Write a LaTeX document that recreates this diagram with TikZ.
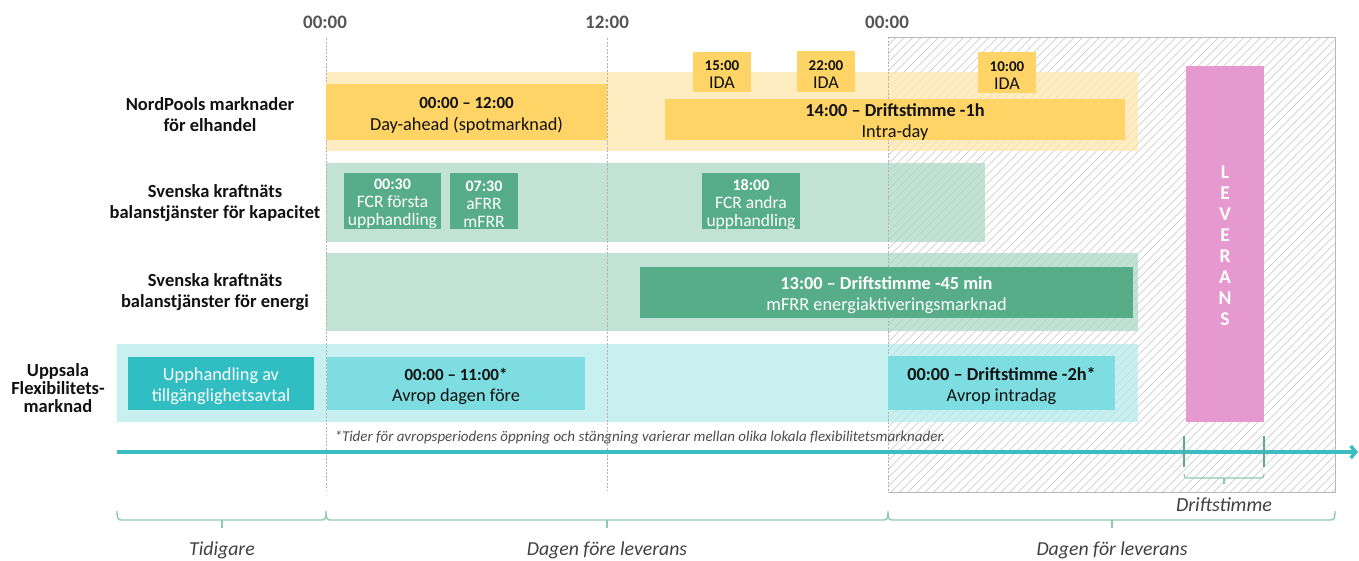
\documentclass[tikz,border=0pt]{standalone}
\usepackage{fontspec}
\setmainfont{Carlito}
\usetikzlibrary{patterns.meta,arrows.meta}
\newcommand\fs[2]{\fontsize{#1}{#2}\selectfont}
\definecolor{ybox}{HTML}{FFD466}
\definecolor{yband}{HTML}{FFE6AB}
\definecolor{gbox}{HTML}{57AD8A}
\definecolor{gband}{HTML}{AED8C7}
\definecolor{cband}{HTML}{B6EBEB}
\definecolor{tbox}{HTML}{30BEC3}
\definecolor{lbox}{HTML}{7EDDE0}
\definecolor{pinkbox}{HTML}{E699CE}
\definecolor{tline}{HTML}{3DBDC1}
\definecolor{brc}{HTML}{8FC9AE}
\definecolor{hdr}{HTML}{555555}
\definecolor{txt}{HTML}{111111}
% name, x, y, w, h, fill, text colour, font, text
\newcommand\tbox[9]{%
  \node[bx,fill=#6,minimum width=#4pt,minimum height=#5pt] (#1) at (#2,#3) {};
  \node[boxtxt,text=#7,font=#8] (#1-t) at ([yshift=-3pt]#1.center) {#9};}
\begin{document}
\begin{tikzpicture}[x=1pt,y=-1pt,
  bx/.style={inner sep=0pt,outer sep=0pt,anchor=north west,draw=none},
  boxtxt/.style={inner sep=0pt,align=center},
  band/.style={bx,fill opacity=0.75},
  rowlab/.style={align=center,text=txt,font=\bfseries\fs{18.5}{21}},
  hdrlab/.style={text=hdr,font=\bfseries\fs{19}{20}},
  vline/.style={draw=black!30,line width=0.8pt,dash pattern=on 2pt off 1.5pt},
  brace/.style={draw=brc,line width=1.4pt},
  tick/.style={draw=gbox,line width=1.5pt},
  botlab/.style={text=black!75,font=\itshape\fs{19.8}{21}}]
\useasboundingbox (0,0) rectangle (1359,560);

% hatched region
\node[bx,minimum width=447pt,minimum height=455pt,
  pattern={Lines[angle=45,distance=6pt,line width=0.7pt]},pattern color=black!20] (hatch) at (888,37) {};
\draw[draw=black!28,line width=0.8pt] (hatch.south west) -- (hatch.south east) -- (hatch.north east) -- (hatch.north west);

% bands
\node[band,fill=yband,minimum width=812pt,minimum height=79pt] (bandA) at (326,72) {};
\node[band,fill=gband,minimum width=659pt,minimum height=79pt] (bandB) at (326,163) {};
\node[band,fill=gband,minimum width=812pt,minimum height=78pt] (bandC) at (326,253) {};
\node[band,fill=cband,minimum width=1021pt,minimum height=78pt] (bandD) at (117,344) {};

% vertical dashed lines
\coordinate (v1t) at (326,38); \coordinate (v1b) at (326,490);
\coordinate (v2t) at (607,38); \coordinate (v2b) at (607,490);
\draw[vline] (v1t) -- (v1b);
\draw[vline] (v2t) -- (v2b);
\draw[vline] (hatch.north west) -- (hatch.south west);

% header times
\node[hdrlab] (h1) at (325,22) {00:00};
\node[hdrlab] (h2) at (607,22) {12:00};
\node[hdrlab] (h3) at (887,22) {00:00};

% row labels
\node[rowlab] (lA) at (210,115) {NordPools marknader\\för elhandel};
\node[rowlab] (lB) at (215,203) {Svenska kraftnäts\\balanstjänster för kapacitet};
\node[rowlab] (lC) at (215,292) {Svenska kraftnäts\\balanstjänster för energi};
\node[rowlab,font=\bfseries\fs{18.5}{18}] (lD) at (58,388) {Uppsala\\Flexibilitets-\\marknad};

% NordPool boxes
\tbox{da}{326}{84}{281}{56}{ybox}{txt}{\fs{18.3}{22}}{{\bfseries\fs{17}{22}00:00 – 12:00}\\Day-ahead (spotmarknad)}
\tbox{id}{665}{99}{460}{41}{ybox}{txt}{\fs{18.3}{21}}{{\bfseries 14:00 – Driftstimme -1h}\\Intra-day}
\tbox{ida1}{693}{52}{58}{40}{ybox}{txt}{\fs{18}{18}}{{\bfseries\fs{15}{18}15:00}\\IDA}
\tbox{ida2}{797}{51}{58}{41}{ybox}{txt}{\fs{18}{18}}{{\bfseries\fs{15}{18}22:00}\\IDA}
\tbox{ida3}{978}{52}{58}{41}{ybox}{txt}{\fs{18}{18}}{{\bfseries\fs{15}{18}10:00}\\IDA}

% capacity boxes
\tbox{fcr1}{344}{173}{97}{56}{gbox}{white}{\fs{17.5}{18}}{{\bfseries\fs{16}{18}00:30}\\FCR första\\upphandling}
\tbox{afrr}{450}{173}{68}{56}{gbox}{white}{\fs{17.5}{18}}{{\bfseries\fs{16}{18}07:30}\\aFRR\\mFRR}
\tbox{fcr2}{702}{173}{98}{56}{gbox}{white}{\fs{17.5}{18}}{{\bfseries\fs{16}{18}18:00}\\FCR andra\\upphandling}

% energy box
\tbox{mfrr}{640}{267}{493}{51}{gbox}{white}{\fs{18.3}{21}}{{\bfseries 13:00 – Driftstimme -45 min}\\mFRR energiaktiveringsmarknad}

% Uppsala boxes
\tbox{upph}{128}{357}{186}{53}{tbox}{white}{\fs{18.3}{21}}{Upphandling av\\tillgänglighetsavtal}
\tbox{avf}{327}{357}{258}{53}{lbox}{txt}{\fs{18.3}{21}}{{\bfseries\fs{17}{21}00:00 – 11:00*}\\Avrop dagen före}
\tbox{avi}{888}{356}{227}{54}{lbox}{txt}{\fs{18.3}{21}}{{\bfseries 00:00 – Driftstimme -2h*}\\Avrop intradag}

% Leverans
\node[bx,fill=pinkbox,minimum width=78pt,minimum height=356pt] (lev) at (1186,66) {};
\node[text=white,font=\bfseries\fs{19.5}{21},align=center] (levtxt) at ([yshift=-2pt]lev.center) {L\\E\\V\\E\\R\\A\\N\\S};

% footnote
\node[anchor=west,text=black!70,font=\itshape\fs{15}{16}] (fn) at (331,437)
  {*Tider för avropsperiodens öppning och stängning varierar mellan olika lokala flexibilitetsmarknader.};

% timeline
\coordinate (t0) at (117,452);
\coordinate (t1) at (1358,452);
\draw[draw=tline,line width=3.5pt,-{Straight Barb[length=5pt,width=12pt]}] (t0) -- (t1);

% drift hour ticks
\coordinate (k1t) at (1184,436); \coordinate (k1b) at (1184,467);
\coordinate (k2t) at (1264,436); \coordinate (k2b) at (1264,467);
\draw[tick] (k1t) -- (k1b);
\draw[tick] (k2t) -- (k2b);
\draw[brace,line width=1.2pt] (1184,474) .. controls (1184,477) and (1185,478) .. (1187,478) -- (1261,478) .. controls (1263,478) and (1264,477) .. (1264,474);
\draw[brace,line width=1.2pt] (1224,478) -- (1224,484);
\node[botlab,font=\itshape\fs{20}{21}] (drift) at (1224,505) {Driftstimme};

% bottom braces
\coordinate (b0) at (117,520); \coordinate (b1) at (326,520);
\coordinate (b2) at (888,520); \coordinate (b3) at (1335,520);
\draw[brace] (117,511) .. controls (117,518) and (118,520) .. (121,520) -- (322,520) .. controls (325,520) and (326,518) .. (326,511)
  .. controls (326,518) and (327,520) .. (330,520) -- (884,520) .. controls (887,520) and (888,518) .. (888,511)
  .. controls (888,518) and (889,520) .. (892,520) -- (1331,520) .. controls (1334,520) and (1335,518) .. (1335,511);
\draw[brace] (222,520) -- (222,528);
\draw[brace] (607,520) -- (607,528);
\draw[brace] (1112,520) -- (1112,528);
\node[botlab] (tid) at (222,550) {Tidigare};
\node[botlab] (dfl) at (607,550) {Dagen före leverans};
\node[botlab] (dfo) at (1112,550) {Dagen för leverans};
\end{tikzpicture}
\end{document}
☆ ☆ ☆ ☆ ☆
• _Problem details_
Reproduce the material above from its first line through the line containing "(0,0) rectangle (1359,560);", both ends included, and skip every picture.

• _Exercise solution_
Write a LaTeX document that recreates this diagram with TikZ.
\documentclass[tikz,border=0pt]{standalone}
\usepackage{fontspec}
\setmainfont{Carlito}
\usetikzlibrary{patterns.meta,arrows.meta}
\newcommand\fs[2]{\fontsize{#1}{#2}\selectfont}
\definecolor{ybox}{HTML}{FFD466}
\definecolor{yband}{HTML}{FFE6AB}
\definecolor{gbox}{HTML}{57AD8A}
\definecolor{gband}{HTML}{AED8C7}
\definecolor{cband}{HTML}{B6EBEB}
\definecolor{tbox}{HTML}{30BEC3}
\definecolor{lbox}{HTML}{7EDDE0}
\definecolor{pinkbox}{HTML}{E699CE}
\definecolor{tline}{HTML}{3DBDC1}
\definecolor{brc}{HTML}{8FC9AE}
\definecolor{hdr}{HTML}{555555}
\definecolor{txt}{HTML}{111111}
% name, x, y, w, h, fill, text colour, font, text
\newcommand\tbox[9]{%
  \node[bx,fill=#6,minimum width=#4pt,minimum height=#5pt] (#1) at (#2,#3) {};
  \node[boxtxt,text=#7,font=#8] (#1-t) at ([yshift=-3pt]#1.center) {#9};}
\begin{document}
\begin{tikzpicture}[x=1pt,y=-1pt,
  bx/.style={inner sep=0pt,outer sep=0pt,anchor=north west,draw=none},
  boxtxt/.style={inner sep=0pt,align=center},
  band/.style={bx,fill opacity=0.75},
  rowlab/.style={align=center,text=txt,font=\bfseries\fs{18.5}{21}},
  hdrlab/.style={text=hdr,font=\bfseries\fs{19}{20}},
  vline/.style={draw=black!30,line width=0.8pt,dash pattern=on 2pt off 1.5pt},
  brace/.style={draw=brc,line width=1.4pt},
  tick/.style={draw=gbox,line width=1.5pt},
  botlab/.style={text=black!75,font=\itshape\fs{19.8}{21}}]
\useasboundingbox (0,0) rectangle (1359,560);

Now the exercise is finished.